--- start of RECORDED DATA ---

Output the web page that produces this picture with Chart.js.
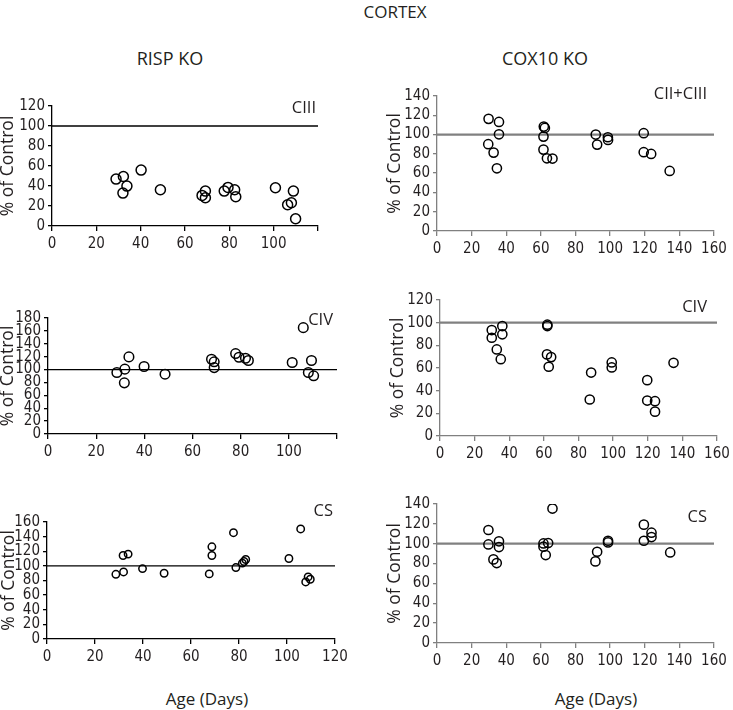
<!DOCTYPE html>
<html>
<head>
<meta charset="utf-8">
<script src="https://cdn.jsdelivr.net/npm/chart.js@4.4.0/dist/chart.umd.min.js"></script>
<style>
body { margin:0; background:#fff; width:733px; height:710px; position:relative; overflow:hidden; font-family:"Open Sans", sans-serif; color:#231f20; }
.txt { position:absolute; white-space:nowrap; transform:translate(-50%,-50%); font-size:17px; }
canvas { position:absolute; }
</style>
</head>
<body>
<div class="txt" style="left:395px; top:11px">CORTEX</div>
<div class="txt" style="left:170px; top:58px; font-size:18px">RISP KO</div>
<div class="txt" style="left:545px; top:58px; font-size:18px">COX10 KO</div>
<div class="txt" style="left:207px; top:698px">Age (Days)</div>
<div class="txt" style="left:596px; top:698px">Age (Days)</div>
<canvas id="p1"></canvas>
<canvas id="p2"></canvas>
<canvas id="p3"></canvas>
<canvas id="p4"></canvas>
<canvas id="p5"></canvas>
<canvas id="p6"></canvas>
<script>
const controlLevel = 100

// RISP KO - CIII
const rispCIIIAge = [28.9, 32.2, 32.0, 33.8, 40.2, 48.9, 67.7, 69.2, 69.2, 77.7, 79.4, 82.4, 82.9, 100.8, 106.3, 108.0, 108.9, 109.9]
const rispCIIIPct = [46.9, 49.5, 32.9, 39.9, 55.9, 36.2, 30.6, 34.9, 28.3, 34.9, 38.6, 36.2, 29.3, 38.2, 21.3, 23.3, 34.9, 7.3]

// COX10 KO - CII+CIII
const coxCIIAge = [29.8, 35.8, 35.8, 29.6, 32.7, 34.6, 61.7, 62.3, 61.5, 61.5, 63.5, 66.7, 91.7, 92.5, 98.7, 98.8, 119.4, 119.4, 123.7, 134.4]
const coxCIIPct = [116.3, 113.1, 100.3, 90, 81.3, 65, 108.3, 106.9, 97.9, 84.4, 75.4, 75.1, 100, 89.6, 97.2, 94.5, 101.4, 81.7, 79.9, 62.3]

// RISP KO - CIV
const rispCIVAge = [28.6, 31.9, 31.7, 33.6, 39.9, 48.6, 67.9, 69.0, 69.0, 77.9, 79.3, 82.0, 83.2, 101.4, 106.0, 109.4, 108.1, 110.3]
const rispCIVPct = [95.4, 100.6, 79.4, 119.6, 104.7, 92.8, 116, 112, 103, 124.8, 119.1, 117.6, 114, 110.9, 165, 114, 95.4, 90.3]

// COX10 KO - CIV
const coxCIVAge = [29.9, 29.9, 36.0, 36.0, 32.8, 35.1, 62.0, 62.0, 61.8, 64.2, 62.8, 87.3, 86.5, 99.2, 99.2, 119.7, 119.7, 124.2, 124.2, 134.9]
const coxCIVPct = [93.5, 86.7, 97, 89.7, 76.4, 67.8, 98.2, 97, 72, 69.6, 61.1, 56, 32.2, 64.9, 60.5, 49.3, 31.3, 30.7, 21.5, 64.6]

// RISP KO - CS
const rispCSAge = [28.7, 31.9, 31.7, 33.8, 39.8, 48.8, 67.6, 68.7, 68.7, 77.7, 78.7, 81.4, 82.1, 82.8, 100.8, 105.7, 107.8, 108.8, 109.7]
const rispCSPct = [88.5, 91.7, 114.2, 116.1, 96.3, 89.9, 89, 126.1, 114.2, 145.4, 97.7, 103.7, 106, 108.7, 110.1, 150.5, 78, 84.9, 81.7]

// COX10 KO - CS
const coxCSAge = [29.7, 29.7, 35.8, 35.8, 32.6, 34.5, 61.5, 61.5, 62.8, 64.2, 66.7, 91.5, 92.5, 98.8, 98.8, 119.5, 119.5, 123.9, 123.9, 134.7]
const coxCSPct = [113.8, 99.3, 102.4, 96.6, 84.2, 80.5, 100.3, 97, 88.6, 100.7, 135.4, 82.2, 91.9, 103, 101.3, 119.2, 103, 111.1, 106.7, 91.2]

const tickFont = {family: '"Liberation Sans Narrow", "DejaVu Sans Condensed", "Open Sans", sans-serif', size: 15}
const ink = '#231f20'

function pts(ages, pcts) {
    return ages.map((a, i) => ({x: a, y: pcts[i]}))
}

// label in the upper right corner of each panel
const panelLabel = {
    id: 'panelLabel',
    afterDraw(chart, args, opts) {
        const {ctx, chartArea} = chart
        ctx.save()
        ctx.font = '16.5px "Open Sans"'
        ctx.fillStyle = ink
        ctx.textAlign = 'right'
        ctx.textBaseline = 'middle'
        ctx.fillText(opts.text, chartArea.right + opts.dx, chartArea.top + opts.dy)
        ctx.restore()
    }
}

function makePanel(id, p) {
    const padTop = 24, padRight = 14, XH = 34
    const [l, t, r, b] = p.area
    const canvas = document.getElementById(id)
    canvas.width = p.yw + (r - l) + padRight
    canvas.height = padTop + (b - t) + XH
    canvas.style.left = (l - p.yw) + 'px'
    canvas.style.top = (t - padTop) + 'px'

    new Chart(canvas.getContext('2d'), {
        type: 'scatter',
        data: {
            datasets: [{
                data: p.data,
                pointStyle: 'circle',
                pointRadius: p.radius,
                pointHoverRadius: p.radius,
                borderColor: '#000',
                backgroundColor: 'rgba(0,0,0,0)',
                borderWidth: 1.5
            }, {
                data: [{x: 0, y: controlLevel}, {x: p.xMax, y: controlLevel}],
                showLine: true,
                pointRadius: 0,
                borderColor: p.refColor,
                borderWidth: p.refWidth
            }]
        },
        options: {
            responsive: false,
            animation: false,
            devicePixelRatio: 1,
            layout: {padding: {top: padTop, right: padRight, left: 0, bottom: 0}},
            plugins: {
                legend: {display: false},
                tooltip: {enabled: false},
                panelLabel: {text: p.label, dx: p.dx, dy: p.dy}
            },
            scales: {
                x: {
                    type: 'linear',
                    min: 0,
                    max: p.xMax,
                    afterFit: s => { s.height = XH; s.paddingLeft = 0; s.paddingRight = 0 },
                    ticks: {
                        stepSize: 20,
                        autoSkip: false,
                        maxRotation: 0,
                        padding: 4,
                        color: ink,
                        font: tickFont,
                        callback: v => (p.hideLastX && v === p.xMax) ? '' : v
                    },
                    grid: {drawOnChartArea: false, drawTicks: true, tickLength: 5, color: p.axisColor, lineWidth: 1.3},
                    border: {display: true, color: p.axisColor, width: 1.3}
                },
                y: {
                    min: 0,
                    max: p.yMax,
                    afterFit: s => { s.width = p.yw; s.paddingTop = 0; s.paddingBottom = 0 },
                    ticks: {
                        stepSize: 20,
                        autoSkip: false,
                        padding: 3,
                        color: ink,
                        font: tickFont
                    },
                    grid: {drawOnChartArea: false, drawTicks: true, tickLength: 4, color: p.axisColor, lineWidth: 1.3},
                    border: {display: true, color: p.axisColor, width: 1.3},
                    title: {
                        display: true,
                        text: '% of Control',
                        color: ink,
                        padding: {top: 0, bottom: 0},
                        font: {family: '"Open Sans", sans-serif', size: 17.5}
                    }
                }
            }
        },
        plugins: [panelLabel]
    })
}

const risp = {axisColor: '#000', refColor: '#000', refWidth: 1.3}
const cox = {axisColor: '#808080', refColor: '#808080', refWidth: 2.2}

makePanel('p1', {...risp, area: [52, 106, 318, 226], yw: 54, xMax: 120, yMax: 120, hideLastX: true,
    data: pts(rispCIIIAge, rispCIIIPct), radius: 5, label: 'CIII', dx: -2, dy: 2})
makePanel('p2', {...cox, area: [437, 96, 714, 231], yw: 52, xMax: 160, yMax: 140, hideLastX: false,
    data: pts(coxCIIAge, coxCIIPct), radius: 4.6, label: 'CII+CIII', dx: -7, dy: -2})
makePanel('p3', {...risp, area: [48, 318, 337, 434], yw: 50, xMax: 120, yMax: 180, hideLastX: true,
    data: pts(rispCIVAge, rispCIVPct), radius: 4.8, label: 'CIV', dx: -4, dy: 2})
makePanel('p4', {...cox, area: [440, 300, 717, 436], yw: 52, xMax: 160, yMax: 120, hideLastX: false,
    data: pts(coxCIVAge, coxCIVPct), radius: 4.6, label: 'CIV', dx: -10, dy: 7})
makePanel('p5', {...risp, area: [47, 522, 335, 639], yw: 48, xMax: 120, yMax: 160, hideLastX: false,
    data: pts(rispCSAge, rispCSPct), radius: 3.7, label: 'CS', dx: -2, dy: -11})
makePanel('p6', {...cox, area: [437, 504, 714, 643], yw: 52, xMax: 160, yMax: 140, hideLastX: false,
    data: pts(coxCSAge, coxCSPct), radius: 4.6, label: 'CS', dx: -7, dy: 13})
</script>
</body>
</html>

--- end of RECORDED DATA ---

- [THE PROBLEM]: Reproduce the material above exactly, first line through the line that contains "23.3, 34.9, 7.3]", minus the pictures.

- [SOLVED EXERCISE]:
Output the web page that produces this picture with Chart.js.
<!DOCTYPE html>
<html>
<head>
<meta charset="utf-8">
<script src="https://cdn.jsdelivr.net/npm/chart.js@4.4.0/dist/chart.umd.min.js"></script>
<style>
body { margin:0; background:#fff; width:733px; height:710px; position:relative; overflow:hidden; font-family:"Open Sans", sans-serif; color:#231f20; }
.txt { position:absolute; white-space:nowrap; transform:translate(-50%,-50%); font-size:17px; }
canvas { position:absolute; }
</style>
</head>
<body>
<div class="txt" style="left:395px; top:11px">CORTEX</div>
<div class="txt" style="left:170px; top:58px; font-size:18px">RISP KO</div>
<div class="txt" style="left:545px; top:58px; font-size:18px">COX10 KO</div>
<div class="txt" style="left:207px; top:698px">Age (Days)</div>
<div class="txt" style="left:596px; top:698px">Age (Days)</div>
<canvas id="p1"></canvas>
<canvas id="p2"></canvas>
<canvas id="p3"></canvas>
<canvas id="p4"></canvas>
<canvas id="p5"></canvas>
<canvas id="p6"></canvas>
<script>
const controlLevel = 100

// RISP KO - CIII
const rispCIIIAge = [28.9, 32.2, 32.0, 33.8, 40.2, 48.9, 67.7, 69.2, 69.2, 77.7, 79.4, 82.4, 82.9, 100.8, 106.3, 108.0, 108.9, 109.9]
const rispCIIIPct = [46.9, 49.5, 32.9, 39.9, 55.9, 36.2, 30.6, 34.9, 28.3, 34.9, 38.6, 36.2, 29.3, 38.2, 21.3, 23.3, 34.9, 7.3]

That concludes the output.